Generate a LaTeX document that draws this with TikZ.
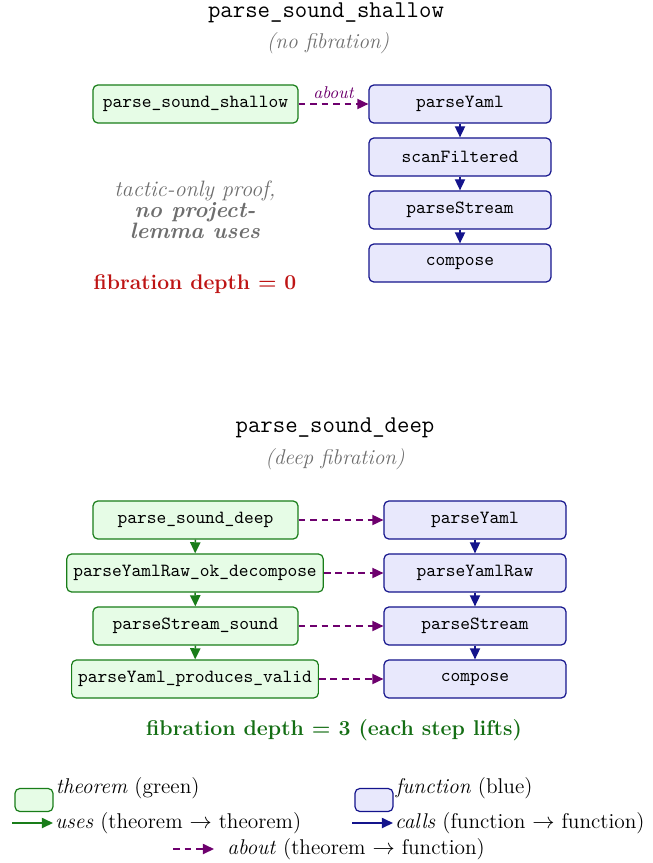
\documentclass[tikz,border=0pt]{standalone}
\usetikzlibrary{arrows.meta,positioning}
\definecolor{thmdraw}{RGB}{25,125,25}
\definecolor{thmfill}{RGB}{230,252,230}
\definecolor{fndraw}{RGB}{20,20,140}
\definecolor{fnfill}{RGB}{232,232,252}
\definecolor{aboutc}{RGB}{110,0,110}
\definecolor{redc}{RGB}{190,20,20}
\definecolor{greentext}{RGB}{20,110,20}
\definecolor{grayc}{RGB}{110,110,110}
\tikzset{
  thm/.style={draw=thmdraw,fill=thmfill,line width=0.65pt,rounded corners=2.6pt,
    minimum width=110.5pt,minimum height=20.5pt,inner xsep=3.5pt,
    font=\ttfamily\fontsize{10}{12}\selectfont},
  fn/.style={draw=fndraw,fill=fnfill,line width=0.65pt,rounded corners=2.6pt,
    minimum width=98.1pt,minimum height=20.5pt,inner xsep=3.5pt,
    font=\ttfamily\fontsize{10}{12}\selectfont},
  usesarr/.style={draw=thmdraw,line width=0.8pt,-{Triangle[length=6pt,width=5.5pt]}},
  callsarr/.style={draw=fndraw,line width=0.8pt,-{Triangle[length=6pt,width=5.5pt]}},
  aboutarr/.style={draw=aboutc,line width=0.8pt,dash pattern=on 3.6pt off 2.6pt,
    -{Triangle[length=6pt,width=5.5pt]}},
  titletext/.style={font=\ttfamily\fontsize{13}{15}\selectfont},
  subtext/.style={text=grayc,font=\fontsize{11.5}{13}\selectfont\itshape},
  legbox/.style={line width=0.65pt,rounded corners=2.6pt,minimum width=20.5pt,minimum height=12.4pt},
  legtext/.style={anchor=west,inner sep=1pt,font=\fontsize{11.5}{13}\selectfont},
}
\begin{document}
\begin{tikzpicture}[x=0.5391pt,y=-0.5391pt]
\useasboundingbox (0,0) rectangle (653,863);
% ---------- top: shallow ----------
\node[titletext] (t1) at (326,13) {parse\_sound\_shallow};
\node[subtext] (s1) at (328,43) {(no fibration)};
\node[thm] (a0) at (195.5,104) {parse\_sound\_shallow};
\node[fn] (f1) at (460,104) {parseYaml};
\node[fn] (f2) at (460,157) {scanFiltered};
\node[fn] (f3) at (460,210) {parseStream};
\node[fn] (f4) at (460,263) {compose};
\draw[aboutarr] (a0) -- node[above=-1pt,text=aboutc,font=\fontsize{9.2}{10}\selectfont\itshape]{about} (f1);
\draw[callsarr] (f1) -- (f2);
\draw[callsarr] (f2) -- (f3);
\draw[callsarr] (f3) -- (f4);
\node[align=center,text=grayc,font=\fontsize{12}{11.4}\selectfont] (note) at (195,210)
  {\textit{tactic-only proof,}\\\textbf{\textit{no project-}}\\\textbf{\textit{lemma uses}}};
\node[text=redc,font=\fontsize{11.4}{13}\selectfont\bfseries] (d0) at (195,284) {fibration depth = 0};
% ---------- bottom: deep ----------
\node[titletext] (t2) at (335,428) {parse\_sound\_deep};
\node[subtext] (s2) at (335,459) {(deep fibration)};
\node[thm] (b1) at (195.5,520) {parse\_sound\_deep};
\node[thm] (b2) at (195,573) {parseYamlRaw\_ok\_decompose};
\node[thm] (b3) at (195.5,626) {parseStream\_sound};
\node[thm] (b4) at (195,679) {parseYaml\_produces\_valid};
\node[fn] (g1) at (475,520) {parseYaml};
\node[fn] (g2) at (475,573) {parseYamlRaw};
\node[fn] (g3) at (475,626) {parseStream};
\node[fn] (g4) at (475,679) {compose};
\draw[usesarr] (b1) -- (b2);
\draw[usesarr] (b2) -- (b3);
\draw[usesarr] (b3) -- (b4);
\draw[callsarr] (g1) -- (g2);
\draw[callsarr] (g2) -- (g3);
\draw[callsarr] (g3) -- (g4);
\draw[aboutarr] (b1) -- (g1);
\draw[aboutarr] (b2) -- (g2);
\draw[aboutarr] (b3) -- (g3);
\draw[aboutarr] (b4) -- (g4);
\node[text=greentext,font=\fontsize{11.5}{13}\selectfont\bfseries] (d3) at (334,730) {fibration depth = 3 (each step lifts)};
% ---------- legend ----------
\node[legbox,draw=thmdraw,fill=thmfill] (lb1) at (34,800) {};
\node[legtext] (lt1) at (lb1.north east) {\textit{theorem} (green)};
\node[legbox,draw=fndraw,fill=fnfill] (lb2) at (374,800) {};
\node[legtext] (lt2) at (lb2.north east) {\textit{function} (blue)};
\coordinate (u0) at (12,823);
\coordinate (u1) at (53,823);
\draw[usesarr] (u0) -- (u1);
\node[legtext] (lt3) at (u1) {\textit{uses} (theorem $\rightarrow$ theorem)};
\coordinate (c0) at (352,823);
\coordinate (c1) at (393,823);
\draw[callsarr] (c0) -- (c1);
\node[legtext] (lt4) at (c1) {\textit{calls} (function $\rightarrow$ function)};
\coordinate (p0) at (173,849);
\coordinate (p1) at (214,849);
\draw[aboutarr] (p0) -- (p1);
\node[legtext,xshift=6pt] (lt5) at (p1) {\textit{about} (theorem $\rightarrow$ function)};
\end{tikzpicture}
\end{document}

----

## Written request
Keep every word of the data as it is when you write it out, but drop the pictures.

## Solution to this exercise
Generate a LaTeX document that draws this with TikZ.
\documentclass[tikz,border=0pt]{standalone}
\usetikzlibrary{arrows.meta,positioning}
\definecolor{thmdraw}{RGB}{25,125,25}
\definecolor{thmfill}{RGB}{230,252,230}
\definecolor{fndraw}{RGB}{20,20,140}
\definecolor{fnfill}{RGB}{232,232,252}
\definecolor{aboutc}{RGB}{110,0,110}
\definecolor{redc}{RGB}{190,20,20}
\definecolor{greentext}{RGB}{20,110,20}
\definecolor{grayc}{RGB}{110,110,110}
\tikzset{
  thm/.style={draw=thmdraw,fill=thmfill,line width=0.65pt,rounded corners=2.6pt,
    minimum width=110.5pt,minimum height=20.5pt,inner xsep=3.5pt,
    font=\ttfamily\fontsize{10}{12}\selectfont},
  fn/.style={draw=fndraw,fill=fnfill,line width=0.65pt,rounded corners=2.6pt,
    minimum width=98.1pt,minimum height=20.5pt,inner xsep=3.5pt,
    font=\ttfamily\fontsize{10}{12}\selectfont},
  usesarr/.style={draw=thmdraw,line width=0.8pt,-{Triangle[length=6pt,width=5.5pt]}},
  callsarr/.style={draw=fndraw,line width=0.8pt,-{Triangle[length=6pt,width=5.5pt]}},
  aboutarr/.style={draw=aboutc,line width=0.8pt,dash pattern=on 3.6pt off 2.6pt,
    -{Triangle[length=6pt,width=5.5pt]}},
  titletext/.style={font=\ttfamily\fontsize{13}{15}\selectfont},
  subtext/.style={text=grayc,font=\fontsize{11.5}{13}\selectfont\itshape},
  legbox/.style={line width=0.65pt,rounded corners=2.6pt,minimum width=20.5pt,minimum height=12.4pt},
  legtext/.style={anchor=west,inner sep=1pt,font=\fontsize{11.5}{13}\selectfont},
}
\begin{document}
\begin{tikzpicture}[x=0.5391pt,y=-0.5391pt]
\useasboundingbox (0,0) rectangle (653,863);
% ---------- top: shallow ----------
\node[titletext] (t1) at (326,13) {parse\_sound\_shallow};
\node[subtext] (s1) at (328,43) {(no fibration)};
\node[thm] (a0) at (195.5,104) {parse\_sound\_shallow};
\node[fn] (f1) at (460,104) {parseYaml};
\node[fn] (f2) at (460,157) {scanFiltered};
\node[fn] (f3) at (460,210) {parseStream};
\node[fn] (f4) at (460,263) {compose};
\draw[aboutarr] (a0) -- node[above=-1pt,text=aboutc,font=\fontsize{9.2}{10}\selectfont\itshape]{about} (f1);
\draw[callsarr] (f1) -- (f2);
\draw[callsarr] (f2) -- (f3);
\draw[callsarr] (f3) -- (f4);
\node[align=center,text=grayc,font=\fontsize{12}{11.4}\selectfont] (note) at (195,210)
  {\textit{tactic-only proof,}\\\textbf{\textit{no project-}}\\\textbf{\textit{lemma uses}}};
\node[text=redc,font=\fontsize{11.4}{13}\selectfont\bfseries] (d0) at (195,284) {fibration depth = 0};
% ---------- bottom: deep ----------
\node[titletext] (t2) at (335,428) {parse\_sound\_deep};
\node[subtext] (s2) at (335,459) {(deep fibration)};
\node[thm] (b1) at (195.5,520) {parse\_sound\_deep};
\node[thm] (b2) at (195,573) {parseYamlRaw\_ok\_decompose};
\node[thm] (b3) at (195.5,626) {parseStream\_sound};
\node[thm] (b4) at (195,679) {parseYaml\_produces\_valid};
\node[fn] (g1) at (475,520) {parseYaml};
\node[fn] (g2) at (475,573) {parseYamlRaw};
\node[fn] (g3) at (475,626) {parseStream};
\node[fn] (g4) at (475,679) {compose};
\draw[usesarr] (b1) -- (b2);
\draw[usesarr] (b2) -- (b3);
\draw[usesarr] (b3) -- (b4);
\draw[callsarr] (g1) -- (g2);
\draw[callsarr] (g2) -- (g3);
\draw[callsarr] (g3) -- (g4);
\draw[aboutarr] (b1) -- (g1);
\draw[aboutarr] (b2) -- (g2);
\draw[aboutarr] (b3) -- (g3);
\draw[aboutarr] (b4) -- (g4);
\node[text=greentext,font=\fontsize{11.5}{13}\selectfont\bfseries] (d3) at (334,730) {fibration depth = 3 (each step lifts)};
% ---------- legend ----------
\node[legbox,draw=thmdraw,fill=thmfill] (lb1) at (34,800) {};
\node[legtext] (lt1) at (lb1.north east) {\textit{theorem} (green)};
\node[legbox,draw=fndraw,fill=fnfill] (lb2) at (374,800) {};
\node[legtext] (lt2) at (lb2.north east) {\textit{function} (blue)};
\coordinate (u0) at (12,823);
\coordinate (u1) at (53,823);
\draw[usesarr] (u0) -- (u1);
\node[legtext] (lt3) at (u1) {\textit{uses} (theorem $\rightarrow$ theorem)};
\coordinate (c0) at (352,823);
\coordinate (c1) at (393,823);
\draw[callsarr] (c0) -- (c1);
\node[legtext] (lt4) at (c1) {\textit{calls} (function $\rightarrow$ function)};
\coordinate (p0) at (173,849);
\coordinate (p1) at (214,849);
\draw[aboutarr] (p0) -- (p1);
\node[legtext,xshift=6pt] (lt5) at (p1) {\textit{about} (theorem $\rightarrow$ function)};
\end{tikzpicture}
\end{document}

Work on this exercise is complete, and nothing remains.